Mr. Bowman really leaves the tracks when he posits the jaw-dropping notion that United 93”shows some signs of being influenced by the liberal and revisionist view of the events of 9/11, namely that the attacks were at least partly our own fault.” Where? How? There is not one single moment in the film that I can recall where I felt director Greengrass played overt politics with the story. There was certainly some subtext in the film that was critical of the government response that day. Good God! Bowman can’t be thinking that the response of the FAA or the military was adequate, can he? If, by extension, that means criticizing the President then Greengrass certainly went a lot easier on Bush than the 9/11 Commission. Beyond the confusion and the disbelief shown by the people who perhaps could have mitigated the effects of 9/11 (how that could be possible is not even hinted at in the movie) what the response of the United States government in the film showed above all else was that we were woefully unprepared for those kinds of attacks. The 9/11 Commission pointed this out regarding FAA protocols: “On the morning of 9/11, the existing protocol was unsuited in every respect for what was about to happen.”
“In every respect” would seem to absolve the administration of the sin most frequently cited by its critics: that they should have expected hijacked planes to be used as missiles to destroy tall buildings. It also points to a theme that I believe came through loud and clear when viewing the government’s response during the course of the film in its totality; that the United States on September 11, 2001 had spent the previous decade sleepwalking through history and that the looks of astonishment on the faces of everyone from the FAA, to the air traffic controllers, to even our military said as much as the 9/11 Commission Report could ever say about this subject.
Finally, Mr.
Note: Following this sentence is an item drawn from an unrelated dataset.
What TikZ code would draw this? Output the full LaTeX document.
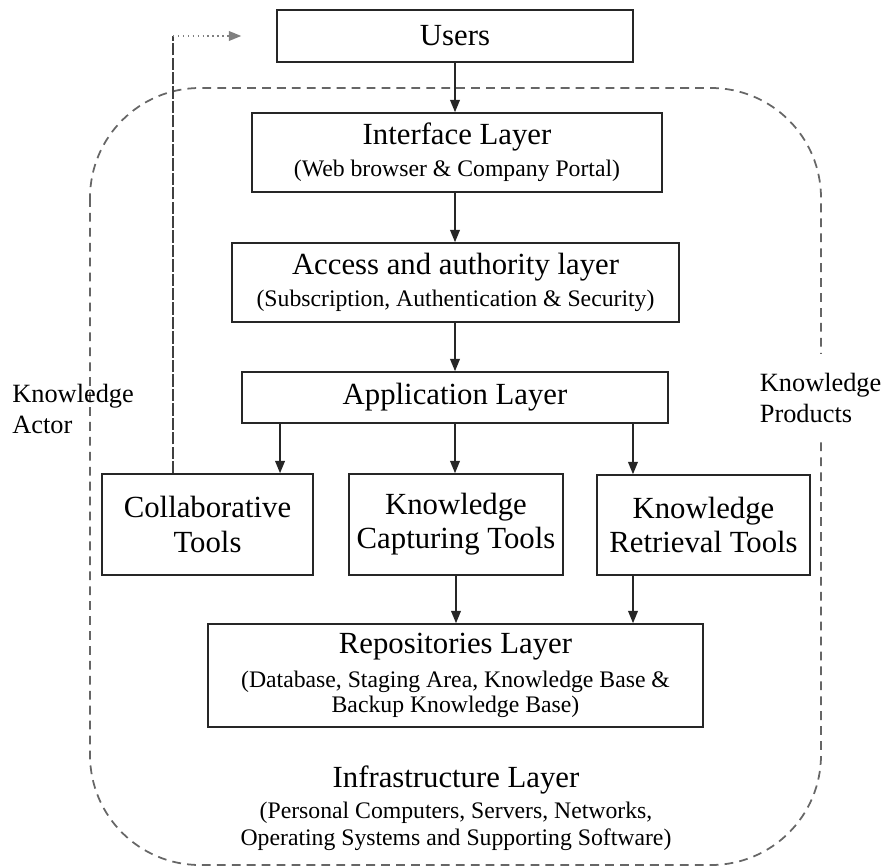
\documentclass[tikz,border=0pt]{standalone}
\usepackage{fontspec}
\setmainfont{Liberation Serif}
\usetikzlibrary{arrows.meta}
\newcommand{\ttl}{\fontsize{17.5}{19.5}\selectfont}
\newcommand{\subttl}{\fontsize{13.5}{13.5}\selectfont}
\newcommand{\lbl}{\fontsize{15}{18}\selectfont}
\begin{document}
\begin{tikzpicture}[x=0.02cm,y=-0.02cm,
  layer/.style={draw=black!85,line width=0.9pt,align=center,inner sep=0pt,font=\ttl},
  arr/.style={-{Triangle[length=7pt,width=5.5pt]},line width=0.9pt,black!85},
  frame/.style={gray!80!black,line width=1pt,dash pattern=on 5pt off 3.5pt,rounded corners=2.2cm},
  side/.style={font=\lbl,align=left,anchor=west,inner sep=0pt}]
\useasboundingbox (0,0) rectangle (885,868);
% dashed frame round the knowledge products
\draw[frame] (90,88) rectangle (821,865);
\node[layer,minimum width=7.12cm,minimum height=1.04cm] (users) at (455,36) {Users};
\node[layer,minimum width=8.2cm,minimum height=1.58cm] (iface) at (457,152.5)
  {Interface Layer\\[-1.5pt] \subttl (Web browser \& Company Portal)};
\node[layer,minimum width=8.94cm,minimum height=1.58cm] (access) at (455.5,282.5)
  {Access and authority layer\\[-1.5pt] \subttl (Subscription, Authentication \& Security)};
\node[layer,minimum width=8.52cm,minimum height=1.02cm] (app) at (455,397.5) {Application Layer};
\node[layer,minimum width=4.22cm,minimum height=2.02cm] (collab) at (207.5,524.5) {Collaborative\\Tools};
\node[layer,minimum width=4.28cm,minimum height=2.02cm] (capture) at (456,524.5) {Knowledge\\Capturing Tools};
\node[layer,minimum width=4.26cm,minimum height=2cm] (retrieve) at (703.5,525) {Knowledge\\Retrieval Tools};
\node[layer,minimum width=9.9cm,minimum height=2.06cm] (repo) at (455.5,675.5)
  {Repositories Layer\\ \subttl (Database, Staging Area, Knowledge Base \&\\[-5.5pt] \subttl Backup Knowledge Base)};
\node[font=\ttl,align=center,inner sep=0pt] (infra) at (456,808)
  {Infrastructure Layer\\[-2pt] \subttl (Personal Computers, Servers, Networks,\\[-4pt] \subttl Operating Systems and Supporting Software)};
\node[side] (actor) at (12,409) {Knowledge\\Actor};
\node[side,fill=white,inner xsep=2pt,inner ysep=0.38cm] (products) at (756,398) {Knowledge\\Products};
% arrows down the layers
\draw[arr] (users.south) -- (users.south |- iface.north);
\draw[arr] (iface.south -| users.south) -- (users.south |- access.north);
\draw[arr] (access.south -| users.south) -- (users.south |- app.north);
\coordinate (a1) at ([xshift=-3.5cm]app.south);
\coordinate (a3) at ([xshift=3.56cm]app.south);
\draw[arr] (a1) -- (a1 |- collab.north);
\draw[arr] (app.south) -- (app.south |- capture.north);
\draw[arr] (a3) -- (a3 |- retrieve.north);
\draw[arr] (capture.south) -- (capture.south |- repo.north);
\coordinate (r1) at ([xshift=-1.41cm]retrieve.south);
\draw[arr] (r1) -- (r1 |- repo.north);
% knowledge actor loop back to the users
\coordinate (c1) at ([xshift=-0.69cm]collab.north);
\coordinate (actorend) at ([xshift=-0.7cm]users.west);
\draw[black!75,line width=0.9pt,dash pattern=on 7pt off 1.2pt] (c1) -- (c1 |- actorend);
\draw[gray,line width=0.8pt,dotted,-{Triangle[length=7pt,width=5.5pt]}] (c1 |- actorend) -- (actorend);
\end{tikzpicture}
\end{document}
Bowman’s complaint about there not being any true “heroes” in the film and that some aspects of the passenger assault on the cockpit were downplayed is factual but misses the point. If Greengrass was going to make a film that highlighted the heroism and courage of the passengers—especially Messrs. Burnett, Glick, Beamer, and Bingham—the audience would have been catapulted out of the intimate, existential universe created by the director and thrust into fantasyland. I thought that the assault on the cockpit was an extraordinary piece of filmmaking and, ironically, in some ways mirrored the terrorist’s assault from earlier in the film. The looks on the passengers faces just prior to launching their attack was a carbon copy of the expressions on the terrorist’s faces just before they nerved themselves to carry out their mission. What struck me about this was how it reminded me of the faces of men at war. Whether intended or not, Greengrass reminded us all that, at bottom, 9/11 was an attack on American sovereignty. And the film’s power is in reminding us what it felt like to be an American that day.
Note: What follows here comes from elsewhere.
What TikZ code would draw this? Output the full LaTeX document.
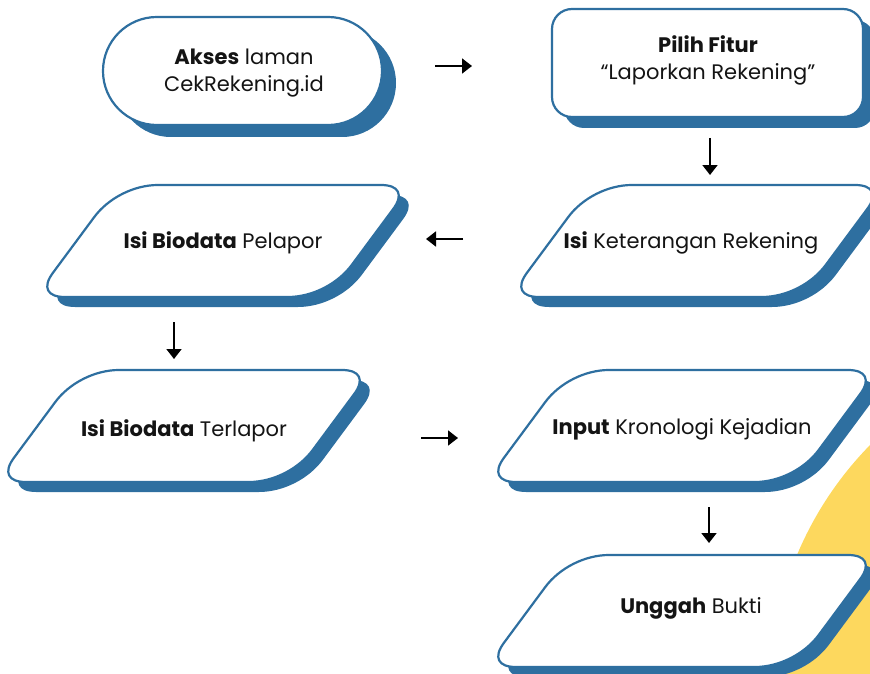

And giving the hijackers more than one dimension by portraying them as pious men who had loving relationships with their family is no more a glorification of their cause than portraying Hitler as a man who loved children and dogs as was done in the powerful recent film Downfall. In a way, it makes what the hijackers did even more chilling and adds to the film’s overall realism. I daresay that if Greengrass had portrayed the hijackers as unemotional killers, it would have jarred the audience out of the world created so superbly by the director.
Hollywood, with its ability to turn reality into myth, is uniquely situated to add events like 9/11 to our national narrative in such a way as to bring understanding and closure. It is a pity that Mr. Bowman failed to absorb the nuances of the film and instead chose to judge the film from such an erroneous and superficial viewpoint.
8:42 am
Rick, excellent counter to Bowman’s review. I usually read his work and find myself in line with his thinking, but having seen U-93 I went through his review line by line trying to figure out his point, and whether we’d seen the same movie. I guess all critics (even the best ones) are entitled to a mistake every so often. I’m glad that you pointed out his errors, as I’m sure that I and others reading the Spectator wondered if we were wrong in our assessment of this fine film.